The U.S. has started providing military aid to rebel forces fighting Syrian President Bashar Assad’s army, a spokesperson for the opposition said in a news conference on Wednesday, in the first public confirmation that America is supplying some lethal weapons and ammunition to the country's rebel groups.

The U.S., in June, had decided to supply small arms and ammunition to a coalition of Syrian rebel groups, but the process was delayed by several months.

"The U.S. is distributing non-lethal aid and ... some lethal assistance as well to the SMC (Supreme Military Council)," Saleh, a rebel spokesperson based in Turkey, told a news conference in Washington, Reuters reported. The SMC oversees operations of rebel groups loyal to General Salim Idriss.

There have been concerns over U.S. military aid to Syrian rebels, as many observers pointed out that U.S weapons could reach the wrong hands, as the rebel forces, which are a loose coalition of several groups opposed to Assad’s regime, are believed to include entities linked to al-Qaeda and other terrorist organizations.

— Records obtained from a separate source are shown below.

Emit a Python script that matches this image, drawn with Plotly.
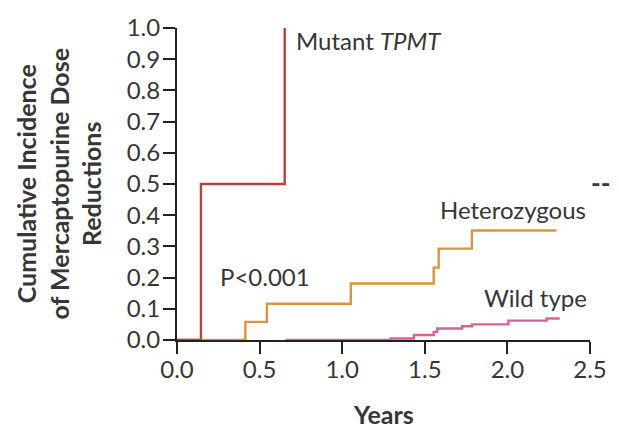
import plotly.graph_objects as go

# Data (years, cumulative incidence)
mutant_x = [0.0, 0.145, 0.145, 0.652, 0.652]
mutant_y = [0.0, 0.0, 0.5, 0.5, 1.0]

het_x = [0.0, 0.414, 0.414, 0.544, 0.544, 1.052, 1.052, 1.554, 1.554, 1.584, 1.584, 1.785, 1.785, 2.297]
het_y = [0.0, 0.0, 0.058, 0.058, 0.116, 0.116, 0.181, 0.181, 0.232, 0.232, 0.293, 0.293, 0.351, 0.351]

wild_x = [0.657, 1.293, 1.293, 1.434, 1.434, 1.554, 1.554, 1.575, 1.575, 1.726, 1.726, 1.786, 1.786,
          2.006, 2.006, 2.237, 2.237, 2.317]
wild_y = [0.0, 0.0, 0.005, 0.005, 0.016, 0.016, 0.026, 0.026, 0.037, 0.037, 0.044, 0.044, 0.050,
          0.050, 0.062, 0.062, 0.069, 0.069]

x_ticks = [0.0, 0.5, 1.0, 1.5, 2.0, 2.5]
y_ticks = [0.0, 0.1, 0.2, 0.3, 0.4, 0.5, 0.6, 0.7, 0.8, 0.9, 1.0]

FONT = "Lato"
TXT = "#363636"
FS = 24

fig = go.Figure()
fig.add_trace(go.Scatter(x=het_x, y=het_y, mode="lines",
                         line=dict(color="#d9953f", width=2.4), hoverinfo="skip"))
fig.add_trace(go.Scatter(x=wild_x, y=wild_y, mode="lines",
                         line=dict(color="#de5e9a", width=2.4), hoverinfo="skip"))
fig.add_trace(go.Scatter(x=mutant_x, y=mutant_y, mode="lines",
                         line=dict(color="#b3453c", width=2.4), hoverinfo="skip"))

fig.update_layout(
    width=619, height=430,
    margin=dict(l=177, r=27, t=24, b=90),
    paper_bgcolor="white", plot_bgcolor="white",
    showlegend=False,
    font=dict(family=FONT, size=FS, color=TXT),
    xaxis=dict(range=[0, 2.5], tickvals=x_ticks, ticktext=[f"{v:.1f}" for v in x_ticks],
               showgrid=False, zeroline=False, showline=True, linecolor="#222222", linewidth=2,
               ticks="outside", ticklen=12, tickwidth=2, tickcolor="#222222",
               ticklabelstandoff=-5,
               tickfont=dict(family=FONT, size=FS, color=TXT)),
    yaxis=dict(range=[0, 1.0], tickvals=y_ticks, ticktext=[f"{v:.1f}" for v in y_ticks],
               showgrid=False, zeroline=False, showline=True, linecolor="#222222", linewidth=2,
               ticks="outside", ticklen=12, tickwidth=2, tickcolor="#222222",
               ticklabelstandoff=-2,
               tickfont=dict(family=FONT, size=FS, color=TXT)),
)

annos = [
    dict(x=0.71, y=0.96, xref="x", yref="y", text="Mutant <i>TPMT</i>", xanchor="left",
         yanchor="middle", showarrow=False, font=dict(size=FS, color=TXT)),
    dict(x=2.036, y=0.418, xref="x", yref="y", text="Heterozygous", xanchor="center",
         yanchor="middle", showarrow=False, font=dict(size=FS, color=TXT)),
    dict(x=2.17, y=0.137, xref="x", yref="y", text="Wild type", xanchor="center",
         yanchor="middle", showarrow=False, font=dict(size=FS, color=TXT)),
    dict(x=0.53, y=0.203, xref="x", yref="y", text="P<0.001", xanchor="center",
         yanchor="middle", showarrow=False, font=dict(size=FS, color=TXT)),
    dict(x=0.501, y=-0.237, xref="paper", yref="paper", text="<b>Years</b>", xanchor="center",
         yanchor="middle", showarrow=False, font=dict(size=25, color=TXT)),
    dict(x=-0.287, y=0.503, xref="paper", yref="paper",
         text="<b>Cumulative Incidence<br>of Mercaptopurine Dose<br>Reductions</b>",
         textangle=-90, xanchor="center", yanchor="middle", showarrow=False,
         font=dict(size=25, color=TXT)),
    dict(x=1.053, y=0.503, xref="paper", yref="paper", text="<b>--</b>", xanchor="right",
         yanchor="middle", showarrow=False, font=dict(size=26, color=TXT)),
]
fig.update_layout(annotations=annos)

fig.write_html("out.html")
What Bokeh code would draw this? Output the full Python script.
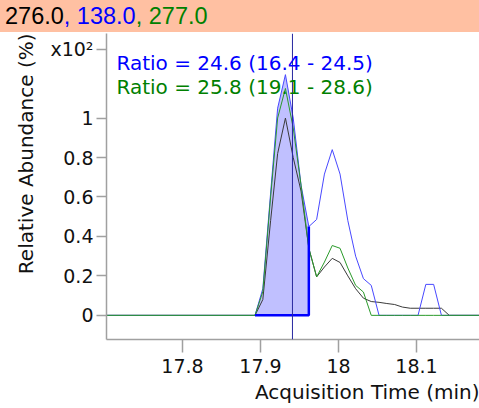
from bokeh.plotting import figure
from bokeh.models import Span, Label, FixedTicker, Div, Title
from bokeh.layouts import column
from bokeh.embed import file_html
from bokeh.resources import INLINE

# ---------------- data ----------------
header_masses = ["276.0", "138.0", "277.0"]
header_colors = ["#000000", "#0000FF", "#008000"]

time = [17.700, 17.893, 17.903, 17.913, 17.922, 17.932, 17.942, 17.952, 17.962,
        17.972, 17.982, 17.992, 18.002, 18.012, 18.022, 18.032, 18.042, 18.052,
        18.062, 18.072, 18.082, 18.092, 18.102, 18.112, 18.122, 18.132, 18.142, 18.200]
blue = [0, 0, 0.135, 0.62, 1.05, 1.22, 1.00, 0.66, 0.45,
        0.486, 0.716, 0.84, 0.716, 0.48, 0.30, 0.186, 0.152, 0,
        0, 0, 0, 0, 0, 0.157, 0.157, 0, 0, 0]
green = [0, 0, 0.12, 0.60, 1.00, 1.15, 0.95, 0.66, 0.34,
         0.195, 0.27, 0.354, 0.34, 0.24, 0.152, 0.118, 0, 0,
         0, 0, 0, 0, 0, 0, 0, 0, 0, 0]
black = [0, 0, 0.08, 0.48, 0.82, 1.00, 0.80, 0.63, 0.34,
         0.195, 0.245, 0.289, 0.268, 0.20, 0.135, 0.087, 0.07, 0.066,
         0.06, 0.055, 0.042, 0.036, 0.036, 0.036, 0.036, 0.036, 0, 0]

integ_start = 17.893
integ_end = 17.962
rt_marker = 17.941

ratio_texts = ["Ratio = 24.6 (16.4 - 24.5)", "Ratio = 25.8 (19.1 - 28.6)"]
ratio_colors = ["#0000FF", "#008000"]

x_ticks = [17.8, 17.9, 18.0, 18.1]
x_tick_labels = ["17.8", "17.9", "18", "18.1"]
y_ticks = [0, 0.2, 0.4, 0.6, 0.8, 1.0]
y_tick_labels = ["0", "0.2", "0.4", "0.6", "0.8", "1"]
y_scale_tick = 1.35
y_scale_text = "x10\u00b2"

x_title = "Acquisition Time (min)"
y_title = "Relative Abundance (%)"

FONT = "DejaVu Sans"

# ---------------- header ----------------
spans = []
for i, (m, c) in enumerate(zip(header_masses, header_colors)):
    sep = "" if i == 0 else ", "
    spans.append('<span style="color:%s">%s%s</span>' % (c, sep, m))
header_html = ('<div style="font-family:\'Liberation Sans\',sans-serif;font-size:23.5px;'
               'line-height:32px;padding-left:5px;white-space:nowrap;">' + "".join(spans) + '</div>')
header = Div(text=header_html, width=479, height=32,
             styles={"background-color": "#FFC0A2", "margin": "0", "padding": "0"})

# ---------------- figure ----------------
p = figure(width=479, height=376, x_range=(17.7026, 18.1808), y_range=(-0.1224, 1.4286),
           output_backend="svg", toolbar_location=None,
           min_border_left=106, min_border_right=0, min_border_top=1, min_border_bottom=69)
p.outline_line_color = None
p.grid.visible = False
p.background_fill_color = "white"
p.border_fill_color = "white"

# integration fill
idx = [i for i, t in enumerate(time) if integ_start - 1e-9 <= t <= integ_end + 1e-9]
fx = [time[i] for i in idx]
fy = [blue[i] for i in idx]
p.varea(x=fx, y1=[0] * len(fx), y2=fy, fill_color="#C0C0FF", fill_alpha=1.0)

p.line(time, black, line_color="#3A3A3A", line_width=1)
p.line(time, blue, line_color="#4848FF", line_width=1)
p.line(time, green, line_color="#2A9A2A", line_width=1)

# bold integration border
p.line([fx[0], fx[-1], fx[-1]], [0, 0, fy[-1]], line_color="#0000FF", line_width=2.5)

p.add_layout(Span(location=rt_marker, dimension="height", line_color="#2828A0", line_width=1))

for k, (txt, col) in enumerate(zip(ratio_texts, ratio_colors)):
    p.add_layout(Label(x=17.7154, y=[1.2776, 1.1566][k], text=txt, text_color=col,
                       text_font=FONT, text_font_size="20px", text_baseline="alphabetic"))

# axes
for ax in (p.xaxis[0], p.yaxis[0]):
    ax.axis_line_color = "#A0A0A0"
    ax.axis_line_width = 1.5
    ax.major_tick_line_color = "#A0A0A0"
    ax.major_tick_line_width = 1.5
    ax.major_tick_in = 0
    ax.minor_tick_line_color = None
    ax.major_label_text_font = FONT
    ax.major_label_text_font_size = "19px"
    ax.major_label_text_color = "#111111"

p.xaxis.ticker = FixedTicker(ticks=x_ticks)
p.xaxis.major_label_overrides = dict(zip(x_ticks, x_tick_labels))
p.xaxis.major_tick_out = 13
p.xaxis.major_label_standoff = 6

yt = y_ticks + [y_scale_tick]
yl = y_tick_labels + [y_scale_text]
p.yaxis.ticker = FixedTicker(ticks=yt)
p.yaxis.major_label_overrides = dict(zip(yt, yl))
p.yaxis.major_tick_out = 10
p.yaxis.major_label_standoff = 3

# axis titles (Title models give end alignment)
p.add_layout(Title(text=x_title, align="right", standoff=4, text_font=FONT,
                   text_font_size="20px", text_font_style="normal", text_color="#111111"), "below")
p.add_layout(Title(text=y_title, align="right", standoff=20, text_font=FONT,
                   text_font_size="20px", text_font_style="normal", text_color="#111111"), "left")

layout = column(header, p, spacing=0)

open("out.html", "w").write(file_html(layout, INLINE))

Allaying such concerns, Saleh said that the U.S. is now providing lethal assistance "because they are sure that the mechanisms that the SMC has established are well tested and they will be sure that the weapons are not falling into the wrong hands."  

U.S. Secretary of State John Kerry, on Tuesday, said that Washington is providing support to the Syrian opposition but declined to give specific details of the military aid being provided, such as the quantity or variety of the arms being supplied.

"It is ramping up, but I can tell you that many of the items that people have complained were not getting (to) them are now getting to them," Kerry said in a Google+ Hangout interview, according to the Reuters report.

Saleh also reportedly urged the U.S. Congress to approve President Barack Obama’s plan for limited military strikes on Syria to punish the Assad regime for allegedly using chemical weapons against its civilians in an attack near Damascus on Aug. 21, which killed more than 1,400 people, including hundreds of children.

He said that rebel leaders are coordinating with U.S. allies on the proposed strike and had devised a strategy to benefit from such strikes, such as capturing the areas attacked by the U.S.

However, chances of a U.S. military intervention in Syria subsided after the U.S. and its allies said they are considering a Russian proposal to secure the Syrian government's chemical weapons stockpile, and Obama expressed his preference for a diplomatic solution to the crisis.